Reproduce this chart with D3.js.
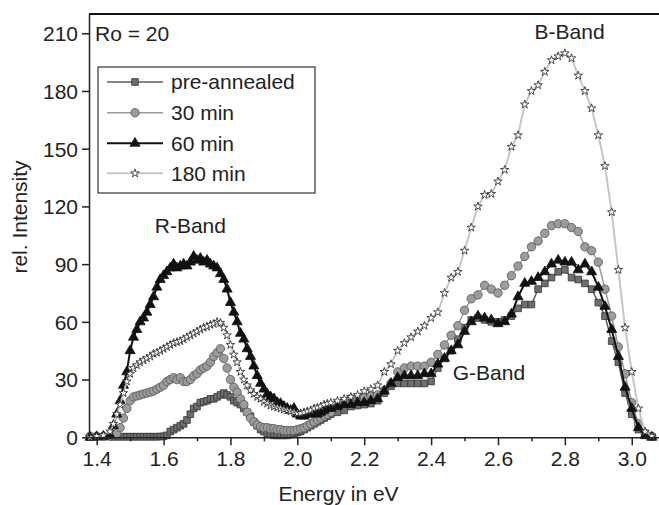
<!DOCTYPE html>
<html>
<head>
<meta charset="utf-8">
<script src="https://cdn.jsdelivr.net/npm/d3@7/dist/d3.min.js"></script>
<style>
body { margin: 0; background: #fff; }
svg { font-family: "Liberation Sans", Arial, sans-serif; }
.axis text { font-size: 21px; fill: #222; }
.axis path, .axis line { stroke: #222; stroke-width: 1.5px; }
.lbl { font-size: 21px; fill: #222; }
</style>
</head>
<body>
<script>
// photon energy (eV), shared by all four spectra
var energy = [1.38,1.40,1.42,
  1.44,1.45,1.46,1.47,1.48,1.49,1.50,1.51,1.52,1.53,1.54,1.55,1.56,1.57,1.58,1.59,
  1.60,1.61,1.62,1.63,1.64,1.65,1.66,1.67,1.68,1.69,
  1.70,1.71,1.72,1.73,1.74,1.75,1.76,1.77,1.78,1.79,
  1.80,1.81,1.82,1.83,1.84,1.85,1.86,1.87,1.88,1.89,
  1.90,1.91,1.92,1.93,1.94,1.95,1.96,1.97,1.98,1.99,
  2.00,2.01,2.02,2.03,2.04,2.05,2.06,2.07,2.08,2.09,2.10,
  2.12,2.14,2.16,2.18,2.20,2.22,2.24,2.26,2.28,2.30,
  2.32,2.34,2.36,2.38,2.40,2.42,2.44,2.46,2.48,2.50,
  2.52,2.54,2.56,2.58,2.60,2.62,2.64,2.66,2.68,2.70,
  2.72,2.74,2.76,2.78,2.80,2.82,2.84,2.86,2.88,2.90,
  2.92,2.94,2.96,2.98,3.00,3.02,3.04,3.06];

var preAnnealed = [0.2,0.3,0.3,
  0.3,0.3,0.3,0.3,0.3,0.3,0.3,0.3,0.3,0.3,0.3,0.3,0.3,0.3,0.3,0.4,
  0.5,1,3,4,5,6,7,9,12,15,
  16,18,18.5,19,20,20,21,22,23,22,
  21,19,18,17,15,13,11,8,6,4,
  3,2,1.5,1,1,1,1,1,1.5,2,
  2.5,3,4,5,6,7,8,9,10,11,12,
  13,14,16,16.5,17,17.5,19,23,26.5,28,
  28,28,28,28,29,36,41,45,51,57,
  61,62,61,60,60,61,63,67,69,69,
  77,80,83,86,87,83,82,80,77,70,
  63,50,39,23,12,4,1,0.3];

var min30 = [0.5,0.5,0.5,
  0.8,1,2,5,10,15,19,21,21.5,22,22.5,23,23.5,24,25,26,
  27,29,30,31,30,31,29,29,30,32,
  33,35,36,37,39,42,44,46,41,36,
  30,26,23.5,20,17,13,10,8,6.5,5.5,
  5,5,4.5,4.5,4,4,3.5,3.5,3.5,3.5,
  4,4.5,5,6,7,8,9,10,11,12,13,
  16,18,20,20.5,21,21.5,22,24.5,28,34,
  36,37,37,37,39,43,48,53,58,66,
  72,74,79,77,75,79,84,89,94,99,
  102,106,110,111,111,109,107,99,97,91,
  77,63,47,33,18,7,2,0.5];

var min60 = [0,0.3,0.5,
  1,6,12,19,27,34,45,52,56,60,62,65,69,73,78,82,
  84,86,88,90,88,89,90,89,91,94,
  92,93,91,92,90,89,88,85,82,77,
  70,65,60,54,51,46,42,37,32,28,
  25,22.5,21,20,18,17.5,16,15,14,15,
  12,11,11,12,12,13,12,13,14,15,15,
  16,17,17,18,18,19,20,24,28,31,
  32,32,32,33,33,38,41,45,48,55,
  60,63,62,61,59,60,64,73,80,81,
  83,86,90,92,91,91,87,90,86,78,
  68,56,42,26,15,5,1,0];

var min180 = [0,0.5,1,
  3,7,12,17,23,29,33,36,37.5,39,40,41,42,43.5,44,45,
  46,47,48,49,49.5,50,51,52,53,54,
  55,56,57,57.5,58.5,59,60,59.5,57,53,
  48,43,39,34,30,27,24.5,22.5,21,20,
  18.5,17.5,16.5,16,15.5,15,14.5,14,13.5,13,
  12.5,12.5,13,13.5,14,15,15.5,16,17,17.5,18,
  19,20,21,22,24,25,27,34,38,45,
  49,52,55,58,62,65,75,83,86,97,
  109,120,126,126.5,133,139,151,157,173,180,
  183,190,196,198,199.6,197,188,180,171,157,
  141,117,87,57,34,15,3,0.5];

var seriesNames = ["pre-annealed", "30 min", "60 min", "180 min"];
var xTicks = [1.4, 1.6, 1.8, 2.0, 2.2, 2.4, 2.6, 2.8, 3.0];
var xMinorTicks = [1.5, 1.7, 1.9, 2.1, 2.3, 2.5, 2.7, 2.9];
var yTicks = [0, 30, 60, 90, 120, 150, 180, 210];
</script>

<script>
var width = 659, height = 505;
// plot frame (px)
var pl = 89, pr = 659, pt = 14, pb = 437.3;

var x = d3.scaleLinear().domain([1.377, 3.0815]).range([pl, pr]);
var y = d3.scaleLinear().domain([0, 220]).range([pb, pt]);

var svg = d3.select("body").append("svg")
    .attr("width", width)
    .attr("height", height);

// styles per series
var styles = [
  {vals: preAnnealed, line: "#5c5c5c", lw: 1.5, sym: d3.symbolSquare, size: 44, fill: "#6e6e6e", stroke: "#333"},
  {vals: min30,       line: "#9a9a9a", lw: 1.5, sym: d3.symbolCircle, size: 56, fill: "#9c9c9c", stroke: "#555"},
  {vals: min60,       line: "#111",    lw: 2,   sym: d3.symbolTriangle, size: 44, fill: "#111", stroke: "#111"},
  {vals: min180,      line: "#c6c6c6", lw: 2,   sym: d3.symbolStar, size: 22, fill: "#fff", stroke: "#222"}
];

var line = d3.line().x(d => x(d.x)).y(d => y(d.y));

styles.forEach(function(s) {
  var pts = energy.map((e, i) => ({x: e, y: s.vals[i]}));
  var g = svg.append("g");
  g.append("path")
    .datum(pts)
    .attr("fill", "none")
    .attr("stroke", s.line)
    .attr("stroke-width", s.lw)
    .attr("d", line);
  g.selectAll("path.m")
    .data(pts)
    .enter().append("path")
    .attr("class", "m")
    .attr("transform", d => "translate(" + x(d.x) + "," + y(d.y) + ")")
    .attr("d", d3.symbol().type(s.sym).size(s.size))
    .attr("fill", s.fill)
    .attr("stroke", s.stroke)
    .attr("stroke-width", 0.8);
});

// axes
var xAxis = svg.append("g").attr("class", "axis")
    .attr("transform", "translate(0," + pb + ")")
    .call(d3.axisBottom(x).tickValues(xTicks).tickSize(8).tickSizeOuter(0)
        .tickFormat(d3.format(".1f")));
xAxis.selectAll("text").attr("dy", null).attr("y", 29);

svg.append("g").attr("class", "axis")
    .attr("transform", "translate(0," + pb + ")")
    .call(d3.axisBottom(x).tickValues(xMinorTicks).tickSize(4).tickFormat(""))
    .select(".domain").remove();

var yAxis = svg.append("g").attr("class", "axis")
    .attr("transform", "translate(" + pl + ",0)")
    .call(d3.axisLeft(y).tickValues(yTicks).tickSize(7).tickSizeOuter(0));
yAxis.selectAll("text").attr("x", -11).attr("dy", "0.35em");

// top frame line
svg.append("line")
    .attr("x1", pl).attr("x2", pr)
    .attr("y1", pt).attr("y2", pt)
    .attr("stroke", "#111").attr("stroke-width", 2.2);

// axis titles
svg.append("text").attr("class", "lbl")
    .attr("x", 338.5).attr("y", 501)
    .attr("text-anchor", "middle")
    .text("Energy in eV");
svg.append("text").attr("class", "lbl")
    .attr("transform", "translate(27,217) rotate(-90)")
    .attr("text-anchor", "middle")
    .text("rel. Intensity");

// annotations
svg.append("text").attr("class", "lbl").attr("x", 95).attr("y", 41).text("Ro = 20");
svg.append("text").attr("class", "lbl").attr("text-anchor", "middle")
    .attr("x", x(1.68)).attr("y", y(106)).text("R-Band");
svg.append("text").attr("class", "lbl").attr("text-anchor", "middle")
    .attr("x", x(2.573)).attr("y", y(29.8)).text("G-Band");
svg.append("text").attr("class", "lbl").attr("text-anchor", "middle")
    .attr("x", x(2.814)).attr("y", y(206.8)).text("B-Band");

// legend
var lg = svg.append("g");
lg.append("rect")
    .attr("x", 98).attr("y", 67).attr("width", 217).attr("height", 126)
    .attr("fill", "#fff").attr("stroke", "#333").attr("stroke-width", 1.2);
var rowY = [82, 112.7, 143.3, 173.3];
seriesNames.forEach(function(name, i) {
  var s = styles[i];
  lg.append("line")
    .attr("x1", 107).attr("x2", 163).attr("y1", rowY[i]).attr("y2", rowY[i])
    .attr("stroke", s.line).attr("stroke-width", s.lw);
  lg.append("path")
    .attr("transform", "translate(135," + rowY[i] + ")")
    .attr("d", d3.symbol().type(s.sym).size(s.size))
    .attr("fill", s.fill).attr("stroke", s.stroke).attr("stroke-width", 0.8);
  lg.append("text").attr("class", "lbl")
    .attr("x", 171).attr("y", rowY[i]).attr("dy", "0.35em")
    .text(name);
});
</script>
</body>
</html>
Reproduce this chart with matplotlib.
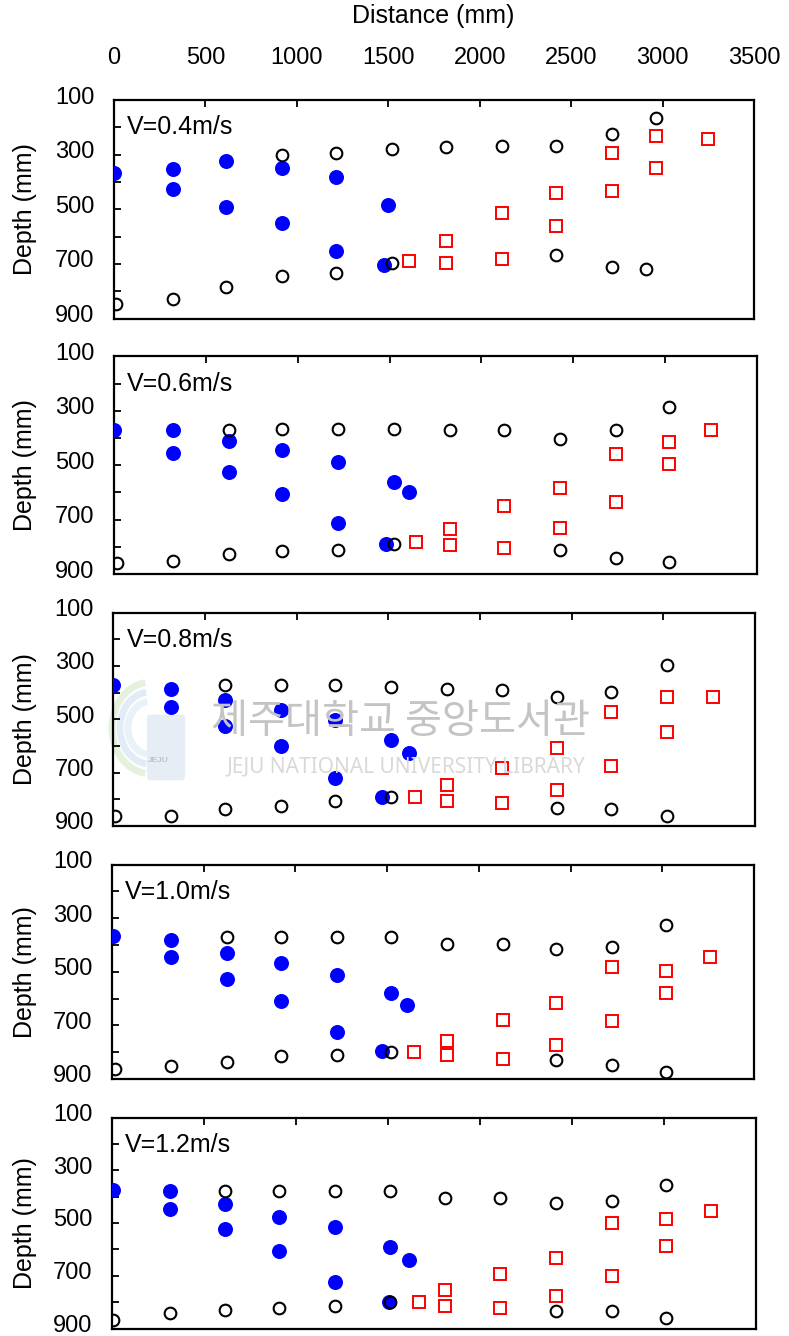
import matplotlib
matplotlib.use("Agg")
import matplotlib.pyplot as plt
from matplotlib.ticker import MultipleLocator, FixedLocator
from matplotlib.transforms import ScaledTranslation
from matplotlib.patches import Arc, FancyBboxPatch

plt.rcParams["font.family"] = ["Liberation Sans", "DejaVu Sans"]

# ---- data -------------------------------------------------------------
velocities = ["V=0.4m/s", "V=0.6m/s", "V=0.8m/s", "V=1.0m/s", "V=1.2m/s"]
x_ticks = [0, 500, 1000, 1500, 2000, 2500, 3000, 3500]
y_ticks = [100, 300, 500, 700, 900]

# V = 0.4 m/s
jet_x_04 = [0, 320, 320, 612, 612, 919, 919, 1215, 1215, 1500, 1475]
jet_d_04 = [368, 353, 427, 323, 493, 350, 551, 383, 652, 485, 703]
bnd_x_04 = [10, 320, 612, 919, 1215, 1520, 919, 1215, 1520, 1818, 2124, 2418,
            2725, 2964, 2418, 2725, 2911]
bnd_d_04 = [847, 828, 783, 746, 732, 697, 302, 295, 280, 272, 267, 267,
            223, 165, 667, 711, 718]
sq_x_04 = [1612, 1818, 1818, 2124, 2124, 2418, 2418, 2725, 2725, 2964, 2964, 3249]
sq_d_04 = [689, 616, 696, 513, 682, 441, 563, 295, 433, 231, 348, 244]

# V = 0.6 m/s
jet_x_06 = [0, 322, 322, 627, 627, 917, 917, 1222, 1222, 1524, 1604, 1479]
jet_d_06 = [371, 371, 454, 411, 525, 445, 605, 489, 714, 562, 599, 788]
bnd_x_06 = [15, 322, 627, 917, 1222, 1524, 627, 917, 1222, 1524, 1827, 2121,
            2425, 2730, 3023, 2425, 2730, 3023]
bnd_d_06 = [861, 853, 825, 817, 810, 788, 371, 365, 365, 365, 372, 372,
            402, 372, 284, 810, 840, 855]
sq_x_06 = [1646, 1827, 1827, 2121, 2121, 2425, 2425, 2730, 2730, 3023, 3023, 3250]
sq_d_06 = [782, 736, 795, 651, 804, 584, 730, 458, 636, 415, 497, 371]

# V = 0.8 m/s
jet_x_08 = [0, 316, 316, 610, 610, 914, 914, 1211, 1211, 1515, 1612, 1466]
jet_d_08 = [370, 385, 454, 428, 526, 466, 600, 503, 719, 578, 628, 793]
bnd_x_08 = [8, 316, 610, 914, 1211, 1515, 610, 914, 1211, 1515, 1820, 2117,
            2421, 2713, 3019, 2421, 2713, 3019]
bnd_d_08 = [862, 862, 838, 824, 807, 793, 370, 370, 370, 379, 385, 391,
            416, 398, 295, 832, 838, 862]
sq_x_08 = [1647, 1820, 1820, 2117, 2117, 2421, 2421, 2713, 2713, 3019, 3019, 3271]
sq_d_08 = [793, 747, 807, 682, 815, 607, 766, 473, 675, 416, 547, 416]

# V = 1.0 m/s
jet_x_10 = [5, 324, 324, 627, 627, 921, 921, 1227, 1227, 1521, 1608, 1472]
jet_d_10 = [365, 380, 445, 430, 527, 467, 608, 512, 726, 579, 623, 794]
bnd_x_10 = [15, 324, 627, 921, 1227, 1521, 627, 921, 1227, 1521, 1826, 2129,
            2422, 2727, 3020, 2422, 2727, 3020]
bnd_d_10 = [861, 852, 836, 815, 809, 800, 372, 372, 372, 372, 395, 395,
            415, 409, 327, 830, 846, 875]
sq_x_10 = [1649, 1826, 1826, 2129, 2129, 2422, 2422, 2727, 2727, 3020, 3020, 3261]
sq_d_10 = [800, 757, 809, 681, 824, 616, 772, 483, 682, 498, 579, 445]

# V = 1.2 m/s
jet_x_12 = [5, 315, 315, 616, 616, 910, 910, 1211, 1211, 1513, 1614, 1504]
jet_d_12 = [374, 380, 447, 427, 522, 477, 605, 515, 723, 590, 642, 799]
bnd_x_12 = [8, 315, 616, 910, 1211, 1513, 616, 910, 1211, 1513, 1808, 2110,
            2414, 2717, 3009, 2414, 2717, 3009]
bnd_d_12 = [867, 842, 829, 823, 814, 798, 379, 379, 379, 379, 404, 404,
            424, 417, 357, 835, 835, 860]
sq_x_12 = [1667, 1808, 1808, 2110, 2110, 2414, 2414, 2717, 2717, 3009, 3009, 3258]
sq_d_12 = [799, 754, 814, 693, 822, 634, 776, 500, 701, 483, 588, 454]

panels = [
    (jet_x_04, jet_d_04, bnd_x_04, bnd_d_04, sq_x_04, sq_d_04),
    (jet_x_06, jet_d_06, bnd_x_06, bnd_d_06, sq_x_06, sq_d_06),
    (jet_x_08, jet_d_08, bnd_x_08, bnd_d_08, sq_x_08, sq_d_08),
    (jet_x_10, jet_d_10, bnd_x_10, bnd_d_10, sq_x_10, sq_d_10),
    (jet_x_12, jet_d_12, bnd_x_12, bnd_d_12, sq_x_12, sq_d_12),
]

# ---- layout (pixel boxes: left, top, right, bottom) --------------------
W, H = 789, 1336
boxes = [
    (114, 100, 754, 318.5),
    (114, 356.5, 757, 574),
    (113.5, 612.5, 755, 826),
    (112, 864.5, 754, 1079),
    (112, 1117.5, 756, 1328.5),
]

fig = plt.figure(figsize=(W / 100, H / 100), dpi=100)
fig.patch.set_facecolor("white")


def fx(px):
    return px / W


def fy(py):
    return 1 - py / H


# faint library watermark (logo + name) behind the third panel
for r, col in [(38, "#dbeacf"), (30, "#d6e5f3"), (22, "#e0edf6")]:
    fig.add_artist(Arc((fx(150), fy(728)), 2 * r / W, 2.4 * r / H,
                       theta1=100, theta2=260, color=col, lw=5, alpha=0.7,
                       transform=fig.transFigure, zorder=0))
fig.add_artist(FancyBboxPatch((fx(150), fy(775)), 32 / W, 55 / H,
                              boxstyle="round,pad=0.004", fc="#e3eaf3",
                              ec="none", alpha=0.85,
                              transform=fig.transFigure, zorder=0))
fig.text(fx(158), fy(760), "JEJU", ha="center", va="center", fontsize=6,
         color="#c2c2c2", fontweight="bold", zorder=0)
fig.text(fx(400), fy(722), "제주대학교 중앙도서관", ha="center",
         va="center", fontsize=29, color="#c4c4c4",
         family=["Noto Sans CJK KR", "DejaVu Sans"], zorder=0)
fig.text(fx(406), fy(767), "JEJU NATIONAL UNIVERSITY LIBRARY",
         ha="center", va="center", fontsize=15, color="#d9d9d9",
         family=["Noto Sans", "DejaVu Sans"], zorder=0)

TICK_FS = 17
lift = ScaledTranslation(0, 5 / 100, fig.dpi_scale_trans)

for i, ((l, t, r, b), data, vlab) in enumerate(zip(boxes, panels, velocities)):
    ax = fig.add_axes([l / W, 1 - b / H, (r - l) / W, (b - t) / H])
    ax.patch.set_alpha(0)
    jx, jd, bx, bd, sx, sd = data

    ax.plot(jx, jd, linestyle="none", marker="o", markersize=10.8,
            markerfacecolor="#0000ff", markeredgecolor="none", zorder=3)
    ax.plot(bx, bd, linestyle="none", marker="o", markersize=8.4,
            markerfacecolor="none", markeredgecolor="black",
            markeredgewidth=1.5, zorder=4)
    ax.plot(sx, sd, linestyle="none", marker="s", markersize=8.2,
            markerfacecolor="none", markeredgecolor="#ff0000",
            markeredgewidth=1.4, zorder=4)

    ax.set_xlim(0, 3500)
    ax.set_ylim(900, 100)

    for sp in ax.spines.values():
        sp.set_linewidth(1.6)
        sp.set_color("black")

    ax.xaxis.set_major_locator(FixedLocator(x_ticks))
    ax.yaxis.set_major_locator(FixedLocator(y_ticks))
    ax.yaxis.set_minor_locator(MultipleLocator(100))
    ax.tick_params(axis="x", which="both", direction="in", top=True,
                   bottom=False, labelbottom=False, labeltop=(i == 0),
                   length=5, width=1.3, pad=22, labelsize=TICK_FS)
    ax.tick_params(axis="y", which="major", direction="in", left=True,
                   right=False, length=5, width=1.3, pad=14,
                   labelsize=TICK_FS)
    ax.tick_params(axis="y", which="minor", direction="in", left=True,
                   right=False, length=5, width=1.3)
    for lab in ax.get_yticklabels():
        lab.set_transform(lab.get_transform() + lift)

    ax.annotate(vlab, xy=(0, 1), xycoords="axes fraction",
                xytext=(13, -27.5), textcoords="offset pixels",
                ha="left", va="center", fontsize=18)

    fig.text(25 / W, 1 - ((t + b) / 2) / H, "Depth (mm)", rotation=90,
             ha="center", va="center", fontsize=18)

fig.text(433 / W, 1 - 16 / H, "Distance (mm)", ha="center", va="center",
         fontsize=18)

fig.savefig("out.png", dpi=100, facecolor="white")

◆ ◆ ◆ ◆ ◆

- **THE TASK**
Pictures in the material above should be skipped; print exactly the lines from the one with "Reproduce this chart with matplotlib." through the one with "415, 497, 371]".

- **OUTPUT**
Reproduce this chart with matplotlib.
import matplotlib
matplotlib.use("Agg")
import matplotlib.pyplot as plt
from matplotlib.ticker import MultipleLocator, FixedLocator
from matplotlib.transforms import ScaledTranslation
from matplotlib.patches import Arc, FancyBboxPatch

plt.rcParams["font.family"] = ["Liberation Sans", "DejaVu Sans"]

# ---- data -------------------------------------------------------------
velocities = ["V=0.4m/s", "V=0.6m/s", "V=0.8m/s", "V=1.0m/s", "V=1.2m/s"]
x_ticks = [0, 500, 1000, 1500, 2000, 2500, 3000, 3500]
y_ticks = [100, 300, 500, 700, 900]

# V = 0.4 m/s
jet_x_04 = [0, 320, 320, 612, 612, 919, 919, 1215, 1215, 1500, 1475]
jet_d_04 = [368, 353, 427, 323, 493, 350, 551, 383, 652, 485, 703]
bnd_x_04 = [10, 320, 612, 919, 1215, 1520, 919, 1215, 1520, 1818, 2124, 2418,
            2725, 2964, 2418, 2725, 2911]
bnd_d_04 = [847, 828, 783, 746, 732, 697, 302, 295, 280, 272, 267, 267,
            223, 165, 667, 711, 718]
sq_x_04 = [1612, 1818, 1818, 2124, 2124, 2418, 2418, 2725, 2725, 2964, 2964, 3249]
sq_d_04 = [689, 616, 696, 513, 682, 441, 563, 295, 433, 231, 348, 244]

# V = 0.6 m/s
jet_x_06 = [0, 322, 322, 627, 627, 917, 917, 1222, 1222, 1524, 1604, 1479]
jet_d_06 = [371, 371, 454, 411, 525, 445, 605, 489, 714, 562, 599, 788]
bnd_x_06 = [15, 322, 627, 917, 1222, 1524, 627, 917, 1222, 1524, 1827, 2121,
            2425, 2730, 3023, 2425, 2730, 3023]
bnd_d_06 = [861, 853, 825, 817, 810, 788, 371, 365, 365, 365, 372, 372,
            402, 372, 284, 810, 840, 855]
sq_x_06 = [1646, 1827, 1827, 2121, 2121, 2425, 2425, 2730, 2730, 3023, 3023, 3250]
sq_d_06 = [782, 736, 795, 651, 804, 584, 730, 458, 636, 415, 497, 371]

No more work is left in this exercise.